D’autres auteurs que Clément ont souligné la complexité des rôles féminins à l’opéra : « […] à l’opéra, savoir qui est victime et qui est bourreau est plus complexe qu’il n’y paraît » (Seydoux 1984, p. 16). D’une part, les trois personnages dont on vient d’esquisser les portraits, situés au centre de l’oeuvre de Puccini, ne représentent pas toutes les figures du féminin de l’opéra, qui nous ont laissé bien des images plus légères. Par ailleurs, les héroïnes de Puccini sont loin d’être unidimensionnelles, et, à l’exception peut-être de Butterfly, on ne peut considérer qu’elles ne sont que des victimes. C’est que Butterfly est un personnage plus typiquement mélodramatique que les autres : trompée et vaincue dès le départ, toujours sous la domination masculine, elle est constamment en position d’attente. En revanche, Tosca est une sorte de mise en abyme de la diva, puisque dans l’intrigue son personnage est une cantatrice (d’ailleurs, le deuxième acte met en scène la Tosca en représentation : on la voit sur scène chanter une cantate). Elle a, de la diva, le professionnalisme et la beauté fatale aux hommes — trois d’entre eux meurent à cause d’elle ! —, beauté qui lui sera fatale à elle aussi. Quant à Turandot, c’est la figure la plus transcendantale, qui donne à la diva toute sa grandeur ; cruelle, hautaine, inaccessible, elle sera pourtant vaincue par l’amour de Calaf. À elles trois, elles évoquent la complexité des désirs et des peurs qui, à travers l’art lyrique, sous-tendent la représentation du féminin.

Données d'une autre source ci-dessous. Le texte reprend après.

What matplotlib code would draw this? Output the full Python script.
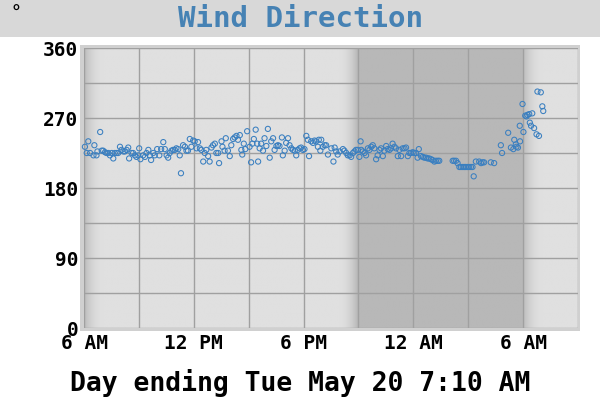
import numpy as np
import matplotlib
matplotlib.use("Agg")
import matplotlib.pyplot as plt
from matplotlib.patches import Rectangle

# ---- data: minutes after 6:00 AM (May 19) and wind direction (degrees) ----
minutes = [3, 9, 14, 20, 31, 34, 41, 44, 53, 58, 63, 69, 74, 80, 85, 91, 96, 101, 107, 112,
           118, 123, 129, 134, 140, 145, 148, 156, 161, 167, 172, 178, 181, 185, 194, 200, 205, 211, 216, 220,
           227, 232, 240, 247, 253, 260, 265, 271, 276, 281, 287, 292, 298, 303, 309, 314, 318, 325, 331, 336,
           341, 347, 352, 358, 363, 369, 374, 380, 385, 391, 396, 401, 407, 412, 418, 423, 429, 434, 440, 443,
           451, 454, 461, 465, 472, 478, 483, 489, 494, 500, 505, 511, 516, 519, 524, 529, 535, 543, 548, 552,
           557, 563, 568, 571, 576, 581, 587, 592, 598, 603, 609, 614, 620, 625, 631, 636, 641, 649, 652, 658,
           663, 669, 674, 680, 685, 691, 696, 701, 707, 712, 718, 723, 729, 734, 738, 745, 751, 756, 761, 767,
           770, 775, 778, 783, 789, 794, 800,
           811, 818, 822, 827, 832, 838, 849, 854, 860, 865, 871, 876, 882, 887, 892, 898, 903, 907, 909, 914,
           920, 925, 931, 936, 942, 947, 952, 958, 963, 969, 974, 980, 985, 991, 996, 1002, 1007, 1012, 1018, 1023,
           1029, 1034, 1040, 1045, 1051, 1056, 1062, 1067, 1072, 1078, 1083, 1089, 1094, 1098, 1105, 1111, 1116, 1122, 1127, 1132,
           1138, 1143, 1149, 1154, 1160, 1165,
           1209, 1214, 1220, 1225, 1231, 1236, 1242, 1247, 1252, 1258, 1263, 1269, 1274, 1278, 1285, 1296, 1302, 1307, 1312,
           1334, 1345,
           1367, 1371, 1391, 1400, 1408, 1411, 1416, 1418, 1423, 1429, 1430, 1438, 1441, 1447, 1451, 1454, 1460, 1462, 1466, 1470,
           1476, 1484, 1487, 1492, 1498, 1503, 1506]
direction = [233, 225, 240, 225, 222, 235, 222, 227, 252, 228, 228, 226, 225, 225, 222, 225, 218, 225, 225, 225,
             233, 229, 227, 227, 229, 232, 218, 225, 225, 222, 220, 222, 231, 217, 222, 220, 225, 229, 222, 216,
             225, 222, 230, 222, 230, 239, 230, 222, 219, 225, 228, 229, 229, 231, 230, 222, 199, 235, 233, 228,
             228, 243, 233, 241, 240, 231, 239, 231, 229, 214, 225, 229, 221, 214, 232, 235, 237, 225, 225, 212,
             240, 233, 228, 244, 228, 221, 235, 243, 245, 247, 242, 248, 229, 223, 237, 230, 253, 233, 213, 237,
             243, 255, 237, 214, 231, 237, 228, 244, 234, 256, 219, 240, 244, 229, 234, 235, 234, 245, 222, 228,
             238, 244, 235, 231, 229, 228, 222, 229, 231, 232, 229, 230, 247, 242, 221, 240, 238, 241, 240, 233,
             242, 228, 242, 233, 235, 235, 223,
             231, 214, 232, 227, 223, 227, 230, 228, 225, 222, 222, 220, 225, 227, 229, 229, 220, 240, 229, 227,
             225, 222, 231, 229, 233, 235, 231, 217, 222, 229, 231, 221, 228, 234, 230, 229, 231, 237, 233, 231,
             221, 229, 221, 231, 231, 232, 221, 225, 225, 226, 225, 225, 219, 230, 221, 220, 219, 219, 218, 218,
             217, 216, 214, 215, 215, 215,
             215, 215, 215, 212, 207, 207, 207, 207, 207, 207, 207, 207, 207, 195, 214, 214, 212, 213, 213,
             213, 212,
             235, 225, 251, 232, 230, 242, 236, 233, 232, 260, 240, 288, 252, 273, 272, 274, 275, 264, 260, 276,
             257, 249, 304, 247, 303, 285, 279]

x_ticks_h = [0, 3, 6, 9, 12, 15, 18, 21, 24, 27]
x_tick_labels = ["6 AM", "", "12 PM", "", "6 PM", "", "12 AM", "", "6 AM", ""]
y_ticks = [0, 45, 90, 135, 180, 225, 270, 315, 360]
y_tick_labels = ["0", "", "90", "", "180", "", "270", "", "360"]

# twilight times (hours after 6 AM)
dusk_start, dusk_end = 13.96, 14.95
dawn_start, dawn_end = 23.95, 25.04

W, H = 600, 400
fig = plt.figure(figsize=(6, 4), dpi=100)
fig.patch.set_facecolor("white")

# title band and plot frame
fig.patches.append(Rectangle((0, 1 - 37 / H), 1, 37 / H, transform=fig.transFigure,
                             facecolor="#d8d8d8", edgecolor="none", zorder=-10))
fig.patches.append(Rectangle((80 / W, (H - 331) / H), 500 / W, 286 / H, transform=fig.transFigure,
                             facecolor="#d0d0d0", edgecolor="none", zorder=-10))

ax = fig.add_axes([84 / W, (H - 328) / H, (578 - 84) / W, (328 - 48) / H])
ax.set_zorder(5)

# day / night background
xs = np.linspace(0, 27, 1400)
dark = np.zeros_like(xs)
f = np.clip((xs - dusk_start) / (dusk_end - dusk_start), 0, 1)
dark = np.maximum(dark, np.where((xs >= dusk_start) & (xs <= dawn_start), f ** 2, 0))
g = np.clip((xs - dawn_start) / (dawn_end - dawn_start), 0, 1)
dark = np.maximum(dark, np.where(xs >= dawn_start, (1 - g) ** 2, 0))
g0 = np.clip((xs - (dawn_start - 24)) / (dawn_end - dawn_start), 0, 1)
dark = np.maximum(dark, np.where(xs < 3, (1 - g0) ** 2, 0))
light, night = 224 / 255, 184 / 255
val = light - (light - night) * dark
img = np.tile(val, (2, 1))
rgb = np.dstack([img, img, img])
ax.imshow(rgb, extent=(0, 27, 0, 360), aspect="auto", zorder=0, interpolation="bilinear")
ax.set_xlim(0, 27)
ax.set_ylim(0, 360)

ax.set_xticks(x_ticks_h)
ax.set_xticklabels(x_tick_labels)
ax.set_yticks(y_ticks)
ax.set_yticklabels(y_tick_labels)
ax.grid(True, color="#a0a0a0", linewidth=1.0, zorder=1)
ax.set_axisbelow(False)
for s in ax.spines.values():
    s.set_visible(False)
ax.tick_params(length=0, labelsize=14, pad=4)
for lab in ax.get_xticklabels() + ax.get_yticklabels():
    lab.set_fontfamily("DejaVu Sans Mono")
    lab.set_fontweight("bold")

hours = np.array(minutes) / 60.0
ax.scatter(hours, direction, s=14, facecolors="none", edgecolors="#3a7fc0",
           linewidths=0.75, zorder=3, clip_on=False)

fig.text(0.5, 1 - 19 / H, "Wind Direction", ha="center", va="center",
         fontsize=21, fontweight="bold", family="DejaVu Sans Mono", color="#4682b4")
fig.text(16 / W, 1 - 14 / H, "°", ha="center", va="center",
         fontsize=13, fontweight="bold", family="DejaVu Sans Mono", color="black")
fig.text(0.5, 17 / H, "Day ending Tue May 20 7:10 AM", ha="center", va="center",
         fontsize=19, fontweight="bold", family="DejaVu Sans Mono", color="black")

fig.savefig("out.png", dpi=100)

Quelles que soient les formes des mises en scène (et elles ont été innombrables) qui tentent de jouer des corps des cantatrices et des éclairages, c’est d’abord et avant tout la musique qui produit l’effet affectif, à travers les voix qui traduisent la déception et le désespoir. Les grandes arias finales sont toutes des chants de mort : celui de Butterfly qui dit adieu à son fils avec le sabre déjà planté dans le ventre sous son kimono ; celui de Tosca qui se jette du haut du Castel Sant’Angelo ; celui de Liu qui se sacrifie par amour. Turandot elle-même, vaincue, restera muette chez Puccini, puisqu’il n’a pas réussi à écrire son grand duo avec le prince Calaf, et qu’un autre musicien terminera à sa place l’opéra inachevé. Pourtant, en plus de la douleur, constamment exprimée par la mélodie, ni l’expression de la violence, ni celle du désir de vengeance (c’est-à-dire, en fait, de la capacité d’abstraction) ne manquent : voix coupante de Tosca tuant Scarpia (« muori, muori »), voix quasi inhumaine dans les hauteurs chez Turandot, racontant l’histoire de son aïeule assassinée (aria de la princesse Lou-Sing). Et ces trois femmes imaginaires, modelées par le drame et le chant, possèdent trois des traits dominants de la diva du cinéma muet : à la fois belle et passionnée à en mourir, inaccessible et trop humaine, celle-ci est fondamentalement dangereuse — pour les autres et pour elle-même. Comment les actrices condamnées à l’image muette réussissent-elles à exprimer ces affects extrêmes et fondamentaux ? Comment se fait la transposition de la scène où résonnent les voix à l’écran muet ?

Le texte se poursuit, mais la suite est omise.